BEGIN Dataset extract
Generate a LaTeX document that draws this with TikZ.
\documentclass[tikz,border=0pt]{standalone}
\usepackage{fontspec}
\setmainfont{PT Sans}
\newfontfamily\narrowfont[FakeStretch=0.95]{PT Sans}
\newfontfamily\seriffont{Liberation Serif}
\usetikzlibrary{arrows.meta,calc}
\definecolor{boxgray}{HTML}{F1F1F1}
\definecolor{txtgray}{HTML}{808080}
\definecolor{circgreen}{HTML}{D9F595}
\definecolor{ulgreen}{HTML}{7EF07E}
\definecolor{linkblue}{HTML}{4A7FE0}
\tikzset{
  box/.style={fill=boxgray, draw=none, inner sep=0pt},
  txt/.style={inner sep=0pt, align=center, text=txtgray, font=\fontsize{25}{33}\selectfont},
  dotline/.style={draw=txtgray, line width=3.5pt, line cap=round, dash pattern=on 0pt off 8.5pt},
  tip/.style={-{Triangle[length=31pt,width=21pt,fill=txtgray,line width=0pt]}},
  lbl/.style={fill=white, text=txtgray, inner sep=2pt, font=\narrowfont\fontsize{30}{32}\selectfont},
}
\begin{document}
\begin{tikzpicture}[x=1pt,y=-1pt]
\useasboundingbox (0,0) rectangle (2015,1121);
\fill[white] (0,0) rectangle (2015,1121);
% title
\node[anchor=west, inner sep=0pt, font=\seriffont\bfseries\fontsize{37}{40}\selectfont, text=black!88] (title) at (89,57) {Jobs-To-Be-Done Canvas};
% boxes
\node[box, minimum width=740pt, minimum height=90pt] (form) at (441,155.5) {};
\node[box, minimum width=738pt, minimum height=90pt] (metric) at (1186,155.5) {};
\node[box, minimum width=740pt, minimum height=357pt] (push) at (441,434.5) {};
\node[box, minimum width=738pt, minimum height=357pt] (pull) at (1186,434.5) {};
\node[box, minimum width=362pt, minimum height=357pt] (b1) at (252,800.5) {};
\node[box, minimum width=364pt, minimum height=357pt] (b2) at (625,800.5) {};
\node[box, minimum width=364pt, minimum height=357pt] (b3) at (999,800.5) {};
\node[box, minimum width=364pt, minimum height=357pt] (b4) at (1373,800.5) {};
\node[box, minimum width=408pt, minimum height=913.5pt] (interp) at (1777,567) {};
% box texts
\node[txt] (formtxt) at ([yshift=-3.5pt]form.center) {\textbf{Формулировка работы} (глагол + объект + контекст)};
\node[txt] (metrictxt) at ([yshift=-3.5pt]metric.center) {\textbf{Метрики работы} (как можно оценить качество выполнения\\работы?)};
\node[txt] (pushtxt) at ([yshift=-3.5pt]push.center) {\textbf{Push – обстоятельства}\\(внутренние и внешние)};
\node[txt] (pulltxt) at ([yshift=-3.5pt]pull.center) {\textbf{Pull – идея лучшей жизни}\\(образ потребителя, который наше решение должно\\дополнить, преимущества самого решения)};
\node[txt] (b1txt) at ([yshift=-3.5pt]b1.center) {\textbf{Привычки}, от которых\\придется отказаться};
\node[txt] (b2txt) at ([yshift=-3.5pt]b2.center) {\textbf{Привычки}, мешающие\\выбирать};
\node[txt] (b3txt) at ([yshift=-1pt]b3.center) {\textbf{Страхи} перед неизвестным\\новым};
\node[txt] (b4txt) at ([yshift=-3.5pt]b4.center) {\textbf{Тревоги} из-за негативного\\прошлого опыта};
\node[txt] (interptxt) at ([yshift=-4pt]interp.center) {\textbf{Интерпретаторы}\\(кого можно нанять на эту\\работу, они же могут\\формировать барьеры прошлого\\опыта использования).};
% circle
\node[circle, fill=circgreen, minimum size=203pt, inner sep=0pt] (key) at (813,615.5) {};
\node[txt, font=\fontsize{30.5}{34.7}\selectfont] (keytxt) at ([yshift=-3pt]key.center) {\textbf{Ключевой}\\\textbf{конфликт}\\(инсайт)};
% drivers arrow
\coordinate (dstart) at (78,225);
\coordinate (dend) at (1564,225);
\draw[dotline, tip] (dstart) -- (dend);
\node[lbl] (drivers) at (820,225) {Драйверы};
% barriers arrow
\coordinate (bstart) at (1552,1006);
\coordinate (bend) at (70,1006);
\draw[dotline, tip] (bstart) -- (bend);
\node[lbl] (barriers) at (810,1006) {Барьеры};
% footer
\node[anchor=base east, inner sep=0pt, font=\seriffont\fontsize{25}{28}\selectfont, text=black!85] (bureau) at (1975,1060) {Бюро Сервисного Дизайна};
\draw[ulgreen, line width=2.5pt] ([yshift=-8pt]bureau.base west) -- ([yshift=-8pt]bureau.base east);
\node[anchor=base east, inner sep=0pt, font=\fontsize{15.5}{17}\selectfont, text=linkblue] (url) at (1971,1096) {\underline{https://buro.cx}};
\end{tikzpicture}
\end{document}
END Dataset extract
From the first line to the last, retype the data exactly.

Generate a LaTeX document that draws this with TikZ.
\documentclass[tikz,border=0pt]{standalone}
\usepackage{fontspec}
\setmainfont{PT Sans}
\newfontfamily\narrowfont[FakeStretch=0.95]{PT Sans}
\newfontfamily\seriffont{Liberation Serif}
\usetikzlibrary{arrows.meta,calc}
\definecolor{boxgray}{HTML}{F1F1F1}
\definecolor{txtgray}{HTML}{808080}
\definecolor{circgreen}{HTML}{D9F595}
\definecolor{ulgreen}{HTML}{7EF07E}
\definecolor{linkblue}{HTML}{4A7FE0}
\tikzset{
  box/.style={fill=boxgray, draw=none, inner sep=0pt},
  txt/.style={inner sep=0pt, align=center, text=txtgray, font=\fontsize{25}{33}\selectfont},
  dotline/.style={draw=txtgray, line width=3.5pt, line cap=round, dash pattern=on 0pt off 8.5pt},
  tip/.style={-{Triangle[length=31pt,width=21pt,fill=txtgray,line width=0pt]}},
  lbl/.style={fill=white, text=txtgray, inner sep=2pt, font=\narrowfont\fontsize{30}{32}\selectfont},
}
\begin{document}
\begin{tikzpicture}[x=1pt,y=-1pt]
\useasboundingbox (0,0) rectangle (2015,1121);
\fill[white] (0,0) rectangle (2015,1121);
% title
\node[anchor=west, inner sep=0pt, font=\seriffont\bfseries\fontsize{37}{40}\selectfont, text=black!88] (title) at (89,57) {Jobs-To-Be-Done Canvas};
% boxes
\node[box, minimum width=740pt, minimum height=90pt] (form) at (441,155.5) {};
\node[box, minimum width=738pt, minimum height=90pt] (metric) at (1186,155.5) {};
\node[box, minimum width=740pt, minimum height=357pt] (push) at (441,434.5) {};
\node[box, minimum width=738pt, minimum height=357pt] (pull) at (1186,434.5) {};
\node[box, minimum width=362pt, minimum height=357pt] (b1) at (252,800.5) {};
\node[box, minimum width=364pt, minimum height=357pt] (b2) at (625,800.5) {};
\node[box, minimum width=364pt, minimum height=357pt] (b3) at (999,800.5) {};
\node[box, minimum width=364pt, minimum height=357pt] (b4) at (1373,800.5) {};
\node[box, minimum width=408pt, minimum height=913.5pt] (interp) at (1777,567) {};
% box texts
\node[txt] (formtxt) at ([yshift=-3.5pt]form.center) {\textbf{Формулировка работы} (глагол + объект + контекст)};
\node[txt] (metrictxt) at ([yshift=-3.5pt]metric.center) {\textbf{Метрики работы} (как можно оценить качество выполнения\\работы?)};
\node[txt] (pushtxt) at ([yshift=-3.5pt]push.center) {\textbf{Push – обстоятельства}\\(внутренние и внешние)};
\node[txt] (pulltxt) at ([yshift=-3.5pt]pull.center) {\textbf{Pull – идея лучшей жизни}\\(образ потребителя, который наше решение должно\\дополнить, преимущества самого решения)};
\node[txt] (b1txt) at ([yshift=-3.5pt]b1.center) {\textbf{Привычки}, от которых\\придется отказаться};
\node[txt] (b2txt) at ([yshift=-3.5pt]b2.center) {\textbf{Привычки}, мешающие\\выбирать};
\node[txt] (b3txt) at ([yshift=-1pt]b3.center) {\textbf{Страхи} перед неизвестным\\новым};
\node[txt] (b4txt) at ([yshift=-3.5pt]b4.center) {\textbf{Тревоги} из-за негативного\\прошлого опыта};
\node[txt] (interptxt) at ([yshift=-4pt]interp.center) {\textbf{Интерпретаторы}\\(кого можно нанять на эту\\работу, они же могут\\формировать барьеры прошлого\\опыта использования).};
% circle
\node[circle, fill=circgreen, minimum size=203pt, inner sep=0pt] (key) at (813,615.5) {};
\node[txt, font=\fontsize{30.5}{34.7}\selectfont] (keytxt) at ([yshift=-3pt]key.center) {\textbf{Ключевой}\\\textbf{конфликт}\\(инсайт)};
% drivers arrow
\coordinate (dstart) at (78,225);
\coordinate (dend) at (1564,225);
\draw[dotline, tip] (dstart) -- (dend);
\node[lbl] (drivers) at (820,225) {Драйверы};
% barriers arrow
\coordinate (bstart) at (1552,1006);
\coordinate (bend) at (70,1006);
\draw[dotline, tip] (bstart) -- (bend);
\node[lbl] (barriers) at (810,1006) {Барьеры};
% footer
\node[anchor=base east, inner sep=0pt, font=\seriffont\fontsize{25}{28}\selectfont, text=black!85] (bureau) at (1975,1060) {Бюро Сервисного Дизайна};
\draw[ulgreen, line width=2.5pt] ([yshift=-8pt]bureau.base west) -- ([yshift=-8pt]bureau.base east);
\node[anchor=base east, inner sep=0pt, font=\fontsize{15.5}{17}\selectfont, text=linkblue] (url) at (1971,1096) {\underline{https://buro.cx}};
\end{tikzpicture}
\end{document}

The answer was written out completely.